A spokesman said that should the panel adopt any opinions from the review process, the views will be published in mid-October following the meeting, which is due to take place between 22-24 September.
The six colours: Tartrazine (E102), Quinoline Yellow (E104), Sunset Yellow (E110), Carmoisine (E122), Ponceau 4R (E124) and Allura Red (E129) have been fast tracked to the front of the queue for evaluation after the Southampton Study found possible links with hyperactivity in children.
The verdict of the panel will be put to the European Commission to feed into its broader review of food colourings used in the EU.
“We’re unsure if any opinions on any of the colours will be adopted but if so we wouldn’t be looking to publish until October,” said the EFSA spokesman.
The food additives panel met in January to review the safety of Allura Red but failed to reach a conclusive verdict. Allura Red will now be discussed along with the other five colours at the September meeting.

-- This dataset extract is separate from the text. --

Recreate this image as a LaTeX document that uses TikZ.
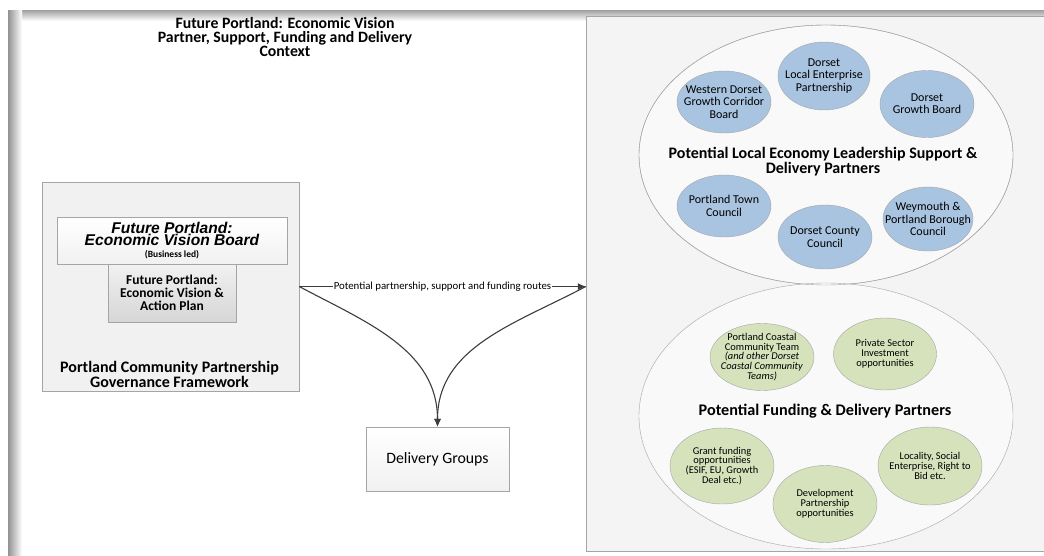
\documentclass[tikz,border=0pt]{standalone}
\usepackage{fontspec}
\setmainfont{Carlito}
\newfontfamily\arialfont{Liberation Sans}
\usetikzlibrary{shapes,arrows,arrows.meta,positioning}
\definecolor{framegray}{RGB}{165,165,165}
\definecolor{panelgray}{RGB}{244,244,244}
\definecolor{boxgray}{RGB}{241,241,241}
\definecolor{plangray}{RGB}{214,214,214}
\definecolor{ringwhite}{RGB}{249,249,249}
\definecolor{leaderblue}{RGB}{169,196,224}
\definecolor{fundgreen}{RGB}{214,226,188}
\definecolor{linedark}{RGB}{60,60,60}
\newcommand{\boardfont}{\arialfont\fontsize{15.6}{15.5}\selectfont\bfseries\itshape}

\tikzset{
  panel/.style={draw=framegray, inner sep=0pt},
  ring/.style={ellipse, draw=framegray, fill=ringwhite, inner sep=0pt},
  leader/.style={ellipse, draw=framegray, fill=leaderblue, inner xsep=-12pt, inner ysep=-4pt, align=center,
    font=\fontsize{12}{12.3}\selectfont},
  funder/.style={ellipse, draw=framegray, fill=fundgreen, inner xsep=-12pt, inner ysep=-4pt, align=center,
    font=\fontsize{10.4}{9.8}\selectfont},
  heading/.style={align=center, font=\fontsize{16}{14.5}\selectfont\bfseries},
  route/.style={draw=linedark, line width=1.1pt, -{Latex[length=8pt,width=7pt]}}
}

\begin{document}
\begin{tikzpicture}[x=1pt, y=-1pt]
    \useasboundingbox (0,0) rectangle (1044,555);
    % page shadow
    \shade[top color=gray!75, bottom color=white] (8,10) rectangle (1044,21);
    \shade[left color=gray!85, right color=white] (8,10) rectangle (22,555);

    \node[heading, font=\fontsize{15.8}{14}\selectfont\bfseries] (title) at (285,37) {Future Portland: Economic Vision\\Partner, Support, Funding and Delivery\\Context};

    % left governance panel
    \node[panel, fill=boxgray, minimum width=257pt, minimum height=209pt] (lbox) at (170.5,286.5) {};
    \node[draw=framegray, top color=white, bottom color=boxgray, minimum width=230pt, minimum height=47pt, inner sep=0pt] (board) at (172,240.5) {};
    \node[align=center, inner sep=0pt] (boardtext) at (172,240.5) {
        \boardfont Future Portland:\\
        \boardfont Economic Vision Board\\[-0.5pt]
        \fontsize{9.5}{10}\selectfont\bfseries (Business led)
    };
    \node[draw=framegray, top color=boxgray, bottom color=plangray, minimum width=128pt, minimum height=58pt, inner sep=0pt, align=center, font=\fontsize{13.5}{12.7}\selectfont\bfseries] (plan) at (172,293) {Future Portland:\\Economic Vision \&\\Action Plan};
    \node[heading, font=\fontsize{16}{15}\selectfont\bfseries] (gov) at (169.5,374.5) {Portland Community Partnership\\Governance Framework};

    % delivery groups
    \node[draw=framegray, top color=white, bottom color=boxgray, minimum width=143pt, minimum height=64pt, font=\fontsize{15.8}{16}\selectfont] (dg) at (437.5,459) {Delivery Groups};

    % right partner panel
    \node[panel, fill=panelgray, minimum width=470pt, minimum height=535pt] (rbox) at (821,283.5) {};
    \node[ring, minimum width=374pt, minimum height=260pt] (lead) at (826,155) {};
    \node[ring, minimum width=374pt, minimum height=266pt] (fund) at (826,416) {};
    \draw[framegray] (lead.center) ellipse (187pt and 130pt);

    \node[heading, font=\fontsize{16}{15}\selectfont\bfseries] (leadtitle) at (823,161.5) {Potential Local Economy Leadership Support \&\\Delivery Partners};
    \node[leader, minimum width=94pt, minimum height=62pt] (wdgc) at (724,102) {Western Dorset\\Growth Corridor\\Board};
    \node[leader, minimum width=92pt, minimum height=68pt] (lep) at (824,76) {Dorset\\Local Enterprise\\Partnership};
    \node[leader, minimum width=94pt, minimum height=67pt] (dgb) at (927,104) {Dorset\\Growth Board};
    \node[leader, minimum width=94pt, minimum height=62pt] (ptc) at (724,206) {Portland Town\\Council};
    \node[leader, minimum width=94pt, minimum height=64pt] (dcc) at (825,237) {Dorset County\\Council};
    \node[leader, minimum width=90pt, minimum height=64pt] (wpbc) at (928,219) {Weymouth \&\\Portland Borough\\Council};

    \node[heading, font=\fontsize{16.2}{15}\selectfont\bfseries] (fundtitle) at (825,411) {Potential Funding \& Delivery Partners};
    \node[funder, minimum width=104pt, minimum height=67pt] (pcct) at (762,357) {Portland Coastal\\Community Team\\\textit{(and other Dorset}\\\textit{Coastal Community}\\\textit{Teams)}};
    \node[funder, minimum width=103pt, minimum height=72pt] (psi) at (885,354) {Private Sector\\Investment\\opportunities};
    \node[funder, minimum width=104pt, minimum height=76pt] (grant) at (722,466) {Grant funding\\opportunities\\(ESIF, EU, Growth\\Deal etc.)};
    \node[funder, minimum width=104pt, minimum height=77pt] (dev) at (825,504) {Development\\Partnership\\opportunities};
    \node[funder, minimum width=104pt, minimum height=78pt] (loc) at (930,466) {Locality, Social\\Enterprise, Right to\\Bid etc.};

    % routes
    \coordinate (rin) at (rbox.west |- lbox.east);
    \draw[route] (lbox.east) -- node[fill=white, inner sep=1pt, font=\fontsize{10.8}{10}\selectfont] (routes) {Potential partnership, support and funding routes} (rin);
    \draw[route] (lbox.east) to[out=-28, in=90] (dg.north);
    \draw[route] (rin) to[out=-152, in=90] (dg.north);
\end{tikzpicture}
\end{document}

In its review of the Southampton study itself, EFSA found little evidence to link them with adverse effects on children's health or behaviour. This was largely due to the fact the colours were mixed and it was not possible to ascribe their effect to any one colour in particular.

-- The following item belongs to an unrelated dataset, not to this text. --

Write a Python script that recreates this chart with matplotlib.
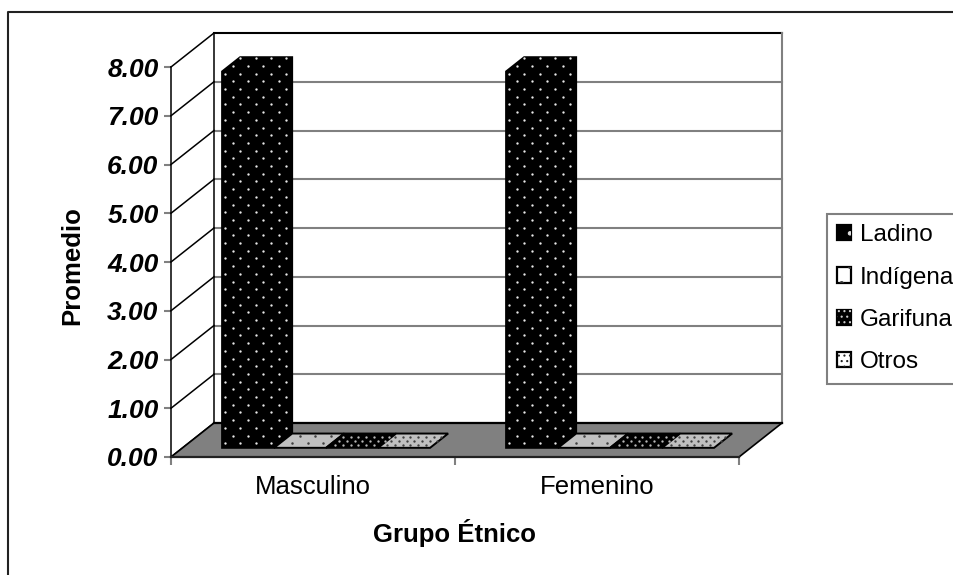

The latest review, however, will take into account additional evidence on the six colours aside from the Southampton data.

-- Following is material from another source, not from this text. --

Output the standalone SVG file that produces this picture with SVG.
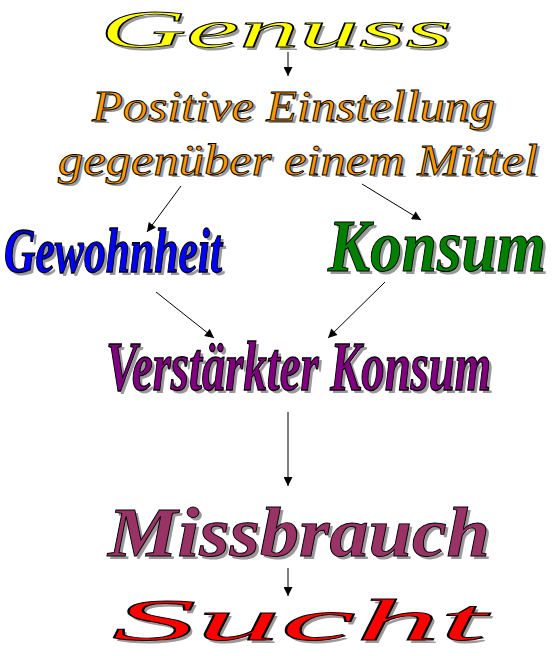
<svg xmlns="http://www.w3.org/2000/svg" width="556" height="656" viewBox="0 0 556 656">
<style>
text{font-family:"Liberation Serif","DejaVu Serif",serif;font-style:italic;font-weight:bold}
.sh{fill:#999999;stroke:none}
.fg{stroke:#000000;stroke-width:0.9}
.thin{font-weight:normal}
.conn line{stroke:#000000;stroke-width:1}
</style>
<defs>
<marker id="ah" viewBox="0 0 10 10" refX="10" refY="5" markerWidth="10" markerHeight="9" markerUnits="userSpaceOnUse" orient="auto">
<path d="M0,0 L10,5 L0,10 z" fill="#000000"/>
</marker>
</defs>
<rect width="556" height="656" fill="#ffffff"/>
<g id="genuss">
<text class="sh thin" x="103" y="50" font-size="53" textLength="352" lengthAdjust="spacingAndGlyphs">Genuss</text>
<text class="fg thin" x="100" y="47" font-size="53" fill="#FFFF00" textLength="352" lengthAdjust="spacingAndGlyphs">Genuss</text>
</g>
<g id="positive">
<text class="sh thin" x="95" y="123" font-size="44" textLength="403" lengthAdjust="spacingAndGlyphs">Positive Einstellung</text>
<text class="fg thin" x="92" y="121" font-size="44" fill="#FF9900" textLength="403" lengthAdjust="spacingAndGlyphs">Positive Einstellung</text>
<text class="sh thin" x="61" y="177" font-size="44" textLength="480" lengthAdjust="spacingAndGlyphs">gegenüber einem Mittel</text>
<text class="fg thin" x="58" y="175" font-size="44" fill="#FF9900" textLength="480" lengthAdjust="spacingAndGlyphs">gegenüber einem Mittel</text>
</g>
<g id="gewohnheit">
<text class="sh" transform="translate(7,275) scale(1,1.45)" font-size="44" textLength="218" lengthAdjust="spacingAndGlyphs">Gewohnheit</text>
<text class="fg" transform="translate(4,272) scale(1,1.45)" font-size="44" fill="#0000FF" textLength="218" lengthAdjust="spacingAndGlyphs">Gewohnheit</text>
</g>
<g id="konsum">
<text class="sh" transform="translate(331,274) scale(1,1.15)" font-size="64" textLength="218" lengthAdjust="spacingAndGlyphs">Konsum</text>
<text class="fg" transform="translate(328,271) scale(1,1.15)" font-size="64" fill="#008000" textLength="218" lengthAdjust="spacingAndGlyphs">Konsum</text>
</g>
<g id="verstaerkter">
<text class="sh" transform="translate(109,393) scale(1,1.5)" font-size="46" textLength="385" lengthAdjust="spacingAndGlyphs">Verstärkter Konsum</text>
<text class="fg" transform="translate(106,390) scale(1,1.5)" font-size="46" fill="#800080" textLength="385" lengthAdjust="spacingAndGlyphs">Verstärkter Konsum</text>
</g>
<g id="missbrauch">
<text class="sh" x="111" y="559" font-size="70" textLength="382" lengthAdjust="spacingAndGlyphs">Missbrauch</text>
<text class="fg" x="108" y="556" font-size="70" fill="#993366" textLength="382" lengthAdjust="spacingAndGlyphs">Missbrauch</text>
</g>
<g id="sucht">
<text class="sh thin" x="115" y="643" font-size="60" textLength="375" lengthAdjust="spacingAndGlyphs">Sucht</text>
<text class="fg thin" x="112" y="640" font-size="60" fill="#FF0000" textLength="375" lengthAdjust="spacingAndGlyphs">Sucht</text>
</g>
<g id="connectors" class="conn">
<line x1="288" y1="52" x2="288" y2="76" marker-end="url(#ah)"/>
<line x1="181" y1="186" x2="147" y2="232" marker-end="url(#ah)"/>
<line x1="362" y1="184" x2="421" y2="220" marker-end="url(#ah)"/>
<line x1="156" y1="292" x2="214" y2="338" marker-end="url(#ah)"/>
<line x1="385" y1="282" x2="328" y2="338" marker-end="url(#ah)"/>
<line x1="288" y1="412" x2="288" y2="486" marker-end="url(#ah)"/>
<line x1="288" y1="568" x2="288" y2="596" marker-end="url(#ah)"/>
</g>
</svg>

Reviews into the 39 or so colours not involved in the Southampton study are ongoing, according to the spokesman, with reviews of a number of Azo dyes due to be completed in March 2010.
EFSA is working on the basis of pre-evaluations by the working group on food additives, to determine whether each individual additive should be subject to a full or partial reevaluation.
This article has been updated to reflect the fact that results will only be published in October should any of the panel's opinions be adopted.